El calentamiento global también se ceba con los lagos

Lago Baikal
El aumento de temperatura que supone el cambio climático no solo está derritiendo los polos y aumentando el nivel del mar. Son cambios dramáticos, qué duda cabe, pero no son los únicos que sufren los ecosistemas acuáticos.

También sabemos que las montañas están viendo mermar sus boinas blancas y se producen cambios en la flora y fauna de estas zonas. ¿Pero, y los lagos que hay repartidos por todo el mundo, qué ocurre con ellos?

Según revela un nuevo estudio, el calentamiento global se ceba con numerosos lagos, provocando un desequilibrio de los ecosistemas por el aumento de algas.

Lagos estresados

De acuerdo con un estudio internacional dirigido por la Universidad Estatal de Illinois, los ecosistemas de agua dulce están sufriendo rápidos cambios que alteran sus hábitats gravemente.

La proliferación de algas en zonas con poco oxígeno son peligrosas para los peces, y conforme vaya avanzando el cambio climático los lagos afectados irán en aumento.

El trabajo también subraya que, de seguir avanzando el cambio climático se prevé que éste llegue a ser un problema común en los lagos. Por lo pronto, afecta a lagos de distintos puntos del globo, como el lago Baikal en Siberia, el californiano lago Tahoe o el lago Fracksjon de Suecia.

La investigación estudió un total de 235 lagos que reúnen más de la mitad del agua dulce de la superficie del planeta y descubrió que su temperatura aumentó una media de 0,34 grados centígrados.

La cifra puede parecer de poca importancia, pero lo cierto es que en términos comparativos resulta alarmante. No en vano, este nivel de calentamiento es incluso mayor que el producido en océanos o en la atmósfera, señala el informe.

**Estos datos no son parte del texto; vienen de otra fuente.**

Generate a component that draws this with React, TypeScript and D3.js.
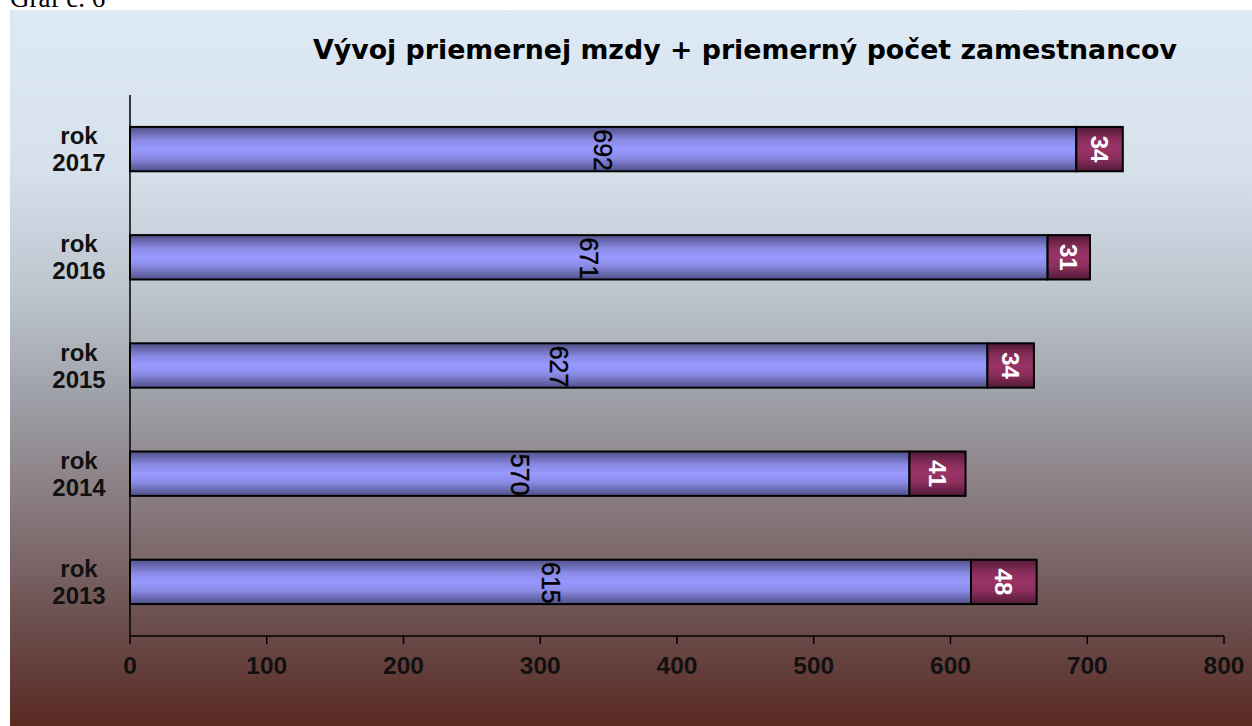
import * as d3 from "d3";

// data
const years = ["rok 2017", "rok 2016", "rok 2015", "rok 2014", "rok 2013"];
const avgWage = [692, 671, 627, 570, 615];
const avgStaff = [34, 31, 34, 41, 48];
const xTicks = [0, 100, 200, 300, 400, 500, 600, 700, 800];

const W = 1252;
const H = 726;

export default function App() {
  const x = d3.scaleLinear().domain([0, 800]).range([130, 1224]);
  const y = d3.scaleBand().domain(years).range([95, 636]).paddingInner(0.59).paddingOuter(0.295);
  const bh = y.bandwidth();
  const font = "'Liberation Sans', Arial, sans-serif";

  return (
    <svg width={W} height={H} style={{ position: "absolute", left: 0, top: 0, display: "block" }}>
      <defs>
        <linearGradient id="bg" x1="0" y1="0" x2="0" y2="1">
          <stop offset="0" stopColor="#dde9f4" />
          <stop offset="0.22" stopColor="#d6e1ec" />
          <stop offset="0.4" stopColor="#bcc4cd" />
          <stop offset="0.55" stopColor="#9d9ea6" />
          <stop offset="0.7" stopColor="#87787c" />
          <stop offset="0.85" stopColor="#6c5050" />
          <stop offset="1" stopColor="#5a2a22" />
        </linearGradient>
        <linearGradient id="blue" x1="0" y1="0" x2="0" y2="1">
          <stop offset="0" stopColor="#4f4f88" />
          <stop offset="0.3" stopColor="#8a8ae4" />
          <stop offset="0.5" stopColor="#9999ff" />
          <stop offset="0.7" stopColor="#8a8ae4" />
          <stop offset="1" stopColor="#4f4f88" />
        </linearGradient>
        <linearGradient id="plum" x1="0" y1="0" x2="0" y2="1">
          <stop offset="0" stopColor="#521a37" />
          <stop offset="0.3" stopColor="#8c2f5e" />
          <stop offset="0.5" stopColor="#993366" />
          <stop offset="0.7" stopColor="#8c2f5e" />
          <stop offset="1" stopColor="#521a37" />
        </linearGradient>
      </defs>
      <rect x={0} y={0} width={W} height={H} fill="#fff" />
      {/* caption of the page above, cut off at the top as in the source */}
      <text x={10} y={7} fontFamily="'Liberation Serif', 'Times New Roman', serif" fontSize={27}>
        Graf č. 6
      </text>
      <rect x={10} y={10} width={W - 10} height={H - 10} fill="url(#bg)" />

      <text
        x={745}
        y={59}
        textAnchor="middle"
        fontFamily="'DejaVu Sans', Verdana, sans-serif"
        fontWeight="bold"
        fontSize={26.8}
      >
        Vývoj priemernej mzdy + priemerný počet zamestnancov
      </text>

      {years.map((yr, i) => {
        const y0 = y(yr)!;
        const cy = y0 + bh / 2;
        const w = avgWage[i];
        const s = avgStaff[i];
        const parts = yr.split(" ");
        return (
          <g key={yr}>
            <text x={79} y={cy - 5} textAnchor="middle" fontFamily={font} fontWeight="bold" fontSize={24} fill="#111">
              {parts[0]}
            </text>
            <text x={79} y={cy + 22} textAnchor="middle" fontFamily={font} fontWeight="bold" fontSize={24} fill="#111">
              {parts[1]}
            </text>
            <rect x={x(0)} y={y0} width={x(w) - x(0)} height={bh} fill="url(#blue)" stroke="#000" strokeWidth={2} />
            <rect x={x(w)} y={y0} width={x(w + s) - x(w)} height={bh} fill="url(#plum)" stroke="#000" strokeWidth={2} />
            <text
              transform={`translate(${x(w / 2)},${cy + 1}) rotate(90)`}
              textAnchor="middle"
              dominantBaseline="central"
              fontFamily={font}
              fontSize={25}
              fontWeight={500}
              stroke="#000"
              strokeWidth={0.4}
              fill="#000"
            >
              {w}
            </text>
            <text
              transform={`translate(${x(w + s / 2)},${cy}) rotate(90)`}
              textAnchor="middle"
              dominantBaseline="central"
              fontFamily={font}
              fontWeight="bold"
              fontSize={24}
              fill="#fff"
            >
              {s}
            </text>
          </g>
        );
      })}

      {/* axes */}
      <line x1={x(0)} x2={x(0)} y1={95} y2={636} stroke="#000" strokeWidth={1.5} />
      <line x1={x(0)} x2={x(800)} y1={636} y2={636} stroke="#000" strokeWidth={1.5} />
      {xTicks.map((t) => (
        <g key={t}>
          <line x1={x(t)} x2={x(t)} y1={636} y2={644} stroke="#000" strokeWidth={1.5} />
          <text x={x(t)} y={674} textAnchor="middle" fontFamily={font} fontWeight="bold" fontSize={24.5} fill="#111">
            {t}
          </text>
        </g>
      ))}
    </svg>
  );
}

Estas alteraciones, lógicamente, suponen un gran riesgo para garantizar el abastecimiento de agua para beber, usos agrícolas e industriales. Es decir, a ello habría que añadir el insalvable problema de la seguridad alimentaria a nivel planetario.

«Nuestros lagos están cada vez más estresados«, dice Catherine O’Reilly, líder del estudio, financiado por la NASA, entre otras instituciones.